In a meeting on April 24 in the town hall of the southern Swedish city of Malmo, Hannah Rosenthal, the United States special envoy to monitor and combat anti-Semitism, accused the controversial Malmo mayor, Ilmar Reepalu, of not doing nearly enough to prevent rampant anti-Semitism.

In March, Reepalu told a Swedish magazine that the anti-immigrant, anti-Muslim Swedish Democratic Party had “infiltrated” the city’s Jewish community to turn it against Muslims. Reepalu later apologized to the Jewish community, acknowledging that this was completely untrue.

Reepalu also angered the Jewish community when he said it bore responsibility for attacks upon it because the community has not condemned Israel.

Only 760 registered Jews remain in Malmo, others having left the city in recent years following a series of assaults.

Malmo’s only remaining rabbi, Shneur Kesselman, said he has been the victim of more than 50 anti-Semitic incidents during his eight years in Malmo. Kathrin Dominique, a congregant at Malmo’s 109-year-old synagogue told Rosenthal that her teenage sons have been harassed repeatedly, mainly by Muslim youths. Malmo now has a Muslim population of around 50,000, one sixth of the city’s population.

(For videos of the 2009 anti-Semitic riots in Malmo, please see this dispatch.)



The (London) Daily Mail reports that a former Palestinian intelligence officer has been sentenced to death after it was revealed he had sold his home to Jews. (You probably didn’t hear much, or anything about this, in the BBC and the rest of the British and international media.)

Muhammad Abu Shahala, who worked for the Palestinian Authority reportedly confessed under torture to selling his home in Hebron on the West Bank to a Jewish man.

Jewish officials are now calling for the international community to intervene to save Abu Shahala’s life. In an open letter addressed to Ban Ki-moon, Hillary Clinton, and others, they wrote: “It is appalling to think that property sales to Jews should be defined as a ‘capital crime’ punishable by death.

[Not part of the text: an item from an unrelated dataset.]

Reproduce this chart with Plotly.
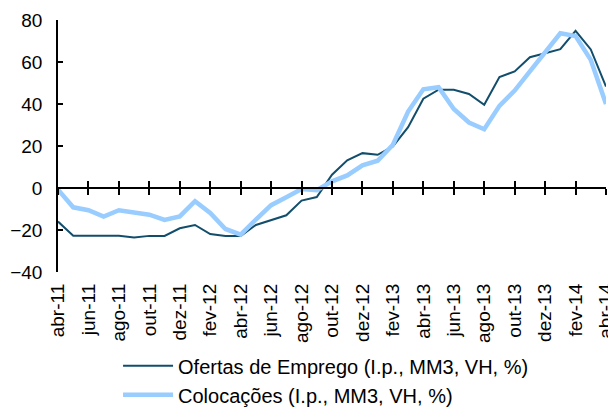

The very fact that such a ‘law’ exists within the framework of the Palestinian Authority legal system points to a barbaric and perverse type of justice, reminiscent of practices implemented during the dark ages.”

“It is incumbent upon the entire international community, which views Abu Mazen and the Palestinian Authority as a viable Middle East peace partner, to publicly reject such acts of legal murder, when the ‘crime’ is nothing more than property sales.”